Would you repeat the listing exactly but omit every picture?

◆ Data shown

[START]

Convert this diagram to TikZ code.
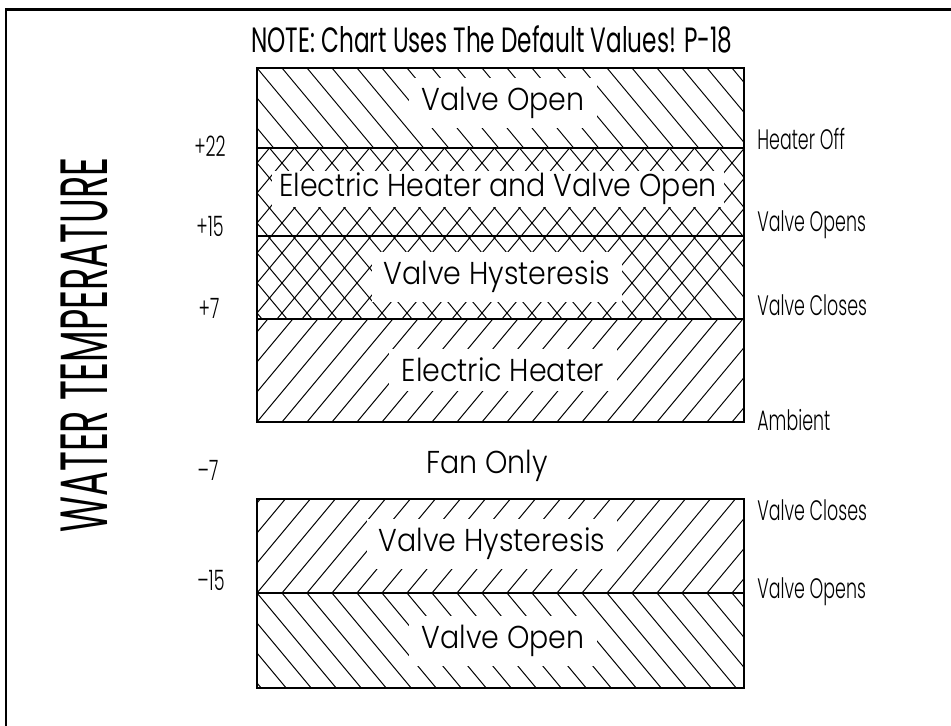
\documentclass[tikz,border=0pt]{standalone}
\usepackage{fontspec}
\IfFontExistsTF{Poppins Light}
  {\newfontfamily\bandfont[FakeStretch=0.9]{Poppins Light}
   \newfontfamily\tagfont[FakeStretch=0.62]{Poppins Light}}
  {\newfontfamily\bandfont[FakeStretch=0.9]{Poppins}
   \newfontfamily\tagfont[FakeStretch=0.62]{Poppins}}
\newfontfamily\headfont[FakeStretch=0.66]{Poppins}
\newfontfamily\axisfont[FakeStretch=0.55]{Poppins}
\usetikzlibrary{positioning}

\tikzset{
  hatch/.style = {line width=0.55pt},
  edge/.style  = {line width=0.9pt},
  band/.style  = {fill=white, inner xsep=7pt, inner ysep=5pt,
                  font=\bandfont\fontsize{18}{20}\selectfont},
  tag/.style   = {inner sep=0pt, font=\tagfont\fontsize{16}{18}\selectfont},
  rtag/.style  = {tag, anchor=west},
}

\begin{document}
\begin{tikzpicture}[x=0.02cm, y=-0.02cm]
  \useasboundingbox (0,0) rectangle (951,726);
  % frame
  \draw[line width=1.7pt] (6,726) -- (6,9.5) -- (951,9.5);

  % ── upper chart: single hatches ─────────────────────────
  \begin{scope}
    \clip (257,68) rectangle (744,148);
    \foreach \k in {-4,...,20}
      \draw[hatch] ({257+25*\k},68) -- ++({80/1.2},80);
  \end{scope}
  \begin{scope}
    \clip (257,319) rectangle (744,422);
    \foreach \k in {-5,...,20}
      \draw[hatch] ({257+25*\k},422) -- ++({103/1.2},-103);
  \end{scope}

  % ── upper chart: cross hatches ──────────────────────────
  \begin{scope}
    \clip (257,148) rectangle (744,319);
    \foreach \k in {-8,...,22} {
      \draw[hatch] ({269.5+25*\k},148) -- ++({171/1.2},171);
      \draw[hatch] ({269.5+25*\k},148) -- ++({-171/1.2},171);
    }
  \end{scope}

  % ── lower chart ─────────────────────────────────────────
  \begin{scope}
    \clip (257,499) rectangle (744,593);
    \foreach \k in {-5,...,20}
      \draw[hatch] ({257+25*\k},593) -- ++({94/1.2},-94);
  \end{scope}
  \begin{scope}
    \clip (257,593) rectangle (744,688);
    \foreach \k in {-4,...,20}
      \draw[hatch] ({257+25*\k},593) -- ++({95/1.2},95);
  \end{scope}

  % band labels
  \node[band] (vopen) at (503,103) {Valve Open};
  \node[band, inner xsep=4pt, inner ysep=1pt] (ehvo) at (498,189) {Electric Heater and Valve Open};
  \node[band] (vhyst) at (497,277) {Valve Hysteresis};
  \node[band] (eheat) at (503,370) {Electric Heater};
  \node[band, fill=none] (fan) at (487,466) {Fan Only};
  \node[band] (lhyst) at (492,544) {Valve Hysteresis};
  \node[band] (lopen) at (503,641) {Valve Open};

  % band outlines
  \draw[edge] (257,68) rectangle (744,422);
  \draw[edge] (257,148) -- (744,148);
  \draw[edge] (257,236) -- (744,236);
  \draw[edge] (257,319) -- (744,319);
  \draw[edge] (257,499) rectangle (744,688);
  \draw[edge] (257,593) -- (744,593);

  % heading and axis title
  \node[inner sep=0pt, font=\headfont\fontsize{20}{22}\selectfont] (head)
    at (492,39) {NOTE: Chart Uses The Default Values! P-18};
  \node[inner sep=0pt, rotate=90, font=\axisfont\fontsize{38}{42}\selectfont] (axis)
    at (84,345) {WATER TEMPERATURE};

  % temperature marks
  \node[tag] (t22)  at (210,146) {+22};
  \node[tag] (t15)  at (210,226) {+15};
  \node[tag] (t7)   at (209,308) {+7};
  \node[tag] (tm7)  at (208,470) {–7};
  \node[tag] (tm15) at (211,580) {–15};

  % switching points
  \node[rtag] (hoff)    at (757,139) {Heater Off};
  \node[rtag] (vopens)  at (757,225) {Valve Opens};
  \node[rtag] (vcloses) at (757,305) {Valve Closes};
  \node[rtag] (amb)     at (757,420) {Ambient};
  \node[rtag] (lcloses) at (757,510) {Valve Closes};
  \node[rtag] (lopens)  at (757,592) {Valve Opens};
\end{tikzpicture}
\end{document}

[END]

◆ The result
Convert this diagram to TikZ code.
\documentclass[tikz,border=0pt]{standalone}
\usepackage{fontspec}
\IfFontExistsTF{Poppins Light}
  {\newfontfamily\bandfont[FakeStretch=0.9]{Poppins Light}
   \newfontfamily\tagfont[FakeStretch=0.62]{Poppins Light}}
  {\newfontfamily\bandfont[FakeStretch=0.9]{Poppins}
   \newfontfamily\tagfont[FakeStretch=0.62]{Poppins}}
\newfontfamily\headfont[FakeStretch=0.66]{Poppins}
\newfontfamily\axisfont[FakeStretch=0.55]{Poppins}
\usetikzlibrary{positioning}

\tikzset{
  hatch/.style = {line width=0.55pt},
  edge/.style  = {line width=0.9pt},
  band/.style  = {fill=white, inner xsep=7pt, inner ysep=5pt,
                  font=\bandfont\fontsize{18}{20}\selectfont},
  tag/.style   = {inner sep=0pt, font=\tagfont\fontsize{16}{18}\selectfont},
  rtag/.style  = {tag, anchor=west},
}

\begin{document}
\begin{tikzpicture}[x=0.02cm, y=-0.02cm]
  \useasboundingbox (0,0) rectangle (951,726);
  % frame
  \draw[line width=1.7pt] (6,726) -- (6,9.5) -- (951,9.5);

  % ── upper chart: single hatches ─────────────────────────
  \begin{scope}
    \clip (257,68) rectangle (744,148);
    \foreach \k in {-4,...,20}
      \draw[hatch] ({257+25*\k},68) -- ++({80/1.2},80);
  \end{scope}
  \begin{scope}
    \clip (257,319) rectangle (744,422);
    \foreach \k in {-5,...,20}
      \draw[hatch] ({257+25*\k},422) -- ++({103/1.2},-103);
  \end{scope}

  % ── upper chart: cross hatches ──────────────────────────
  \begin{scope}
    \clip (257,148) rectangle (744,319);
    \foreach \k in {-8,...,22} {
      \draw[hatch] ({269.5+25*\k},148) -- ++({171/1.2},171);
      \draw[hatch] ({269.5+25*\k},148) -- ++({-171/1.2},171);
    }
  \end{scope}

  % ── lower chart ─────────────────────────────────────────
  \begin{scope}
    \clip (257,499) rectangle (744,593);
    \foreach \k in {-5,...,20}
      \draw[hatch] ({257+25*\k},593) -- ++({94/1.2},-94);
  \end{scope}
  \begin{scope}
    \clip (257,593) rectangle (744,688);
    \foreach \k in {-4,...,20}
      \draw[hatch] ({257+25*\k},593) -- ++({95/1.2},95);
  \end{scope}

  % band labels
  \node[band] (vopen) at (503,103) {Valve Open};
  \node[band, inner xsep=4pt, inner ysep=1pt] (ehvo) at (498,189) {Electric Heater and Valve Open};
  \node[band] (vhyst) at (497,277) {Valve Hysteresis};
  \node[band] (eheat) at (503,370) {Electric Heater};
  \node[band, fill=none] (fan) at (487,466) {Fan Only};
  \node[band] (lhyst) at (492,544) {Valve Hysteresis};
  \node[band] (lopen) at (503,641) {Valve Open};

  % band outlines
  \draw[edge] (257,68) rectangle (744,422);
  \draw[edge] (257,148) -- (744,148);
  \draw[edge] (257,236) -- (744,236);
  \draw[edge] (257,319) -- (744,319);
  \draw[edge] (257,499) rectangle (744,688);
  \draw[edge] (257,593) -- (744,593);

  % heading and axis title
  \node[inner sep=0pt, font=\headfont\fontsize{20}{22}\selectfont] (head)
    at (492,39) {NOTE: Chart Uses The Default Values! P-18};
  \node[inner sep=0pt, rotate=90, font=\axisfont\fontsize{38}{42}\selectfont] (axis)
    at (84,345) {WATER TEMPERATURE};

  % temperature marks
  \node[tag] (t22)  at (210,146) {+22};
  \node[tag] (t15)  at (210,226) {+15};
  \node[tag] (t7)   at (209,308) {+7};
  \node[tag] (tm7)  at (208,470) {–7};
  \node[tag] (tm15) at (211,580) {–15};

  % switching points
  \node[rtag] (hoff)    at (757,139) {Heater Off};
  \node[rtag] (vopens)  at (757,225) {Valve Opens};
  \node[rtag] (vcloses) at (757,305) {Valve Closes};
  \node[rtag] (amb)     at (757,420) {Ambient};
  \node[rtag] (lcloses) at (757,510) {Valve Closes};
  \node[rtag] (lopens)  at (757,592) {Valve Opens};
\end{tikzpicture}
\end{document}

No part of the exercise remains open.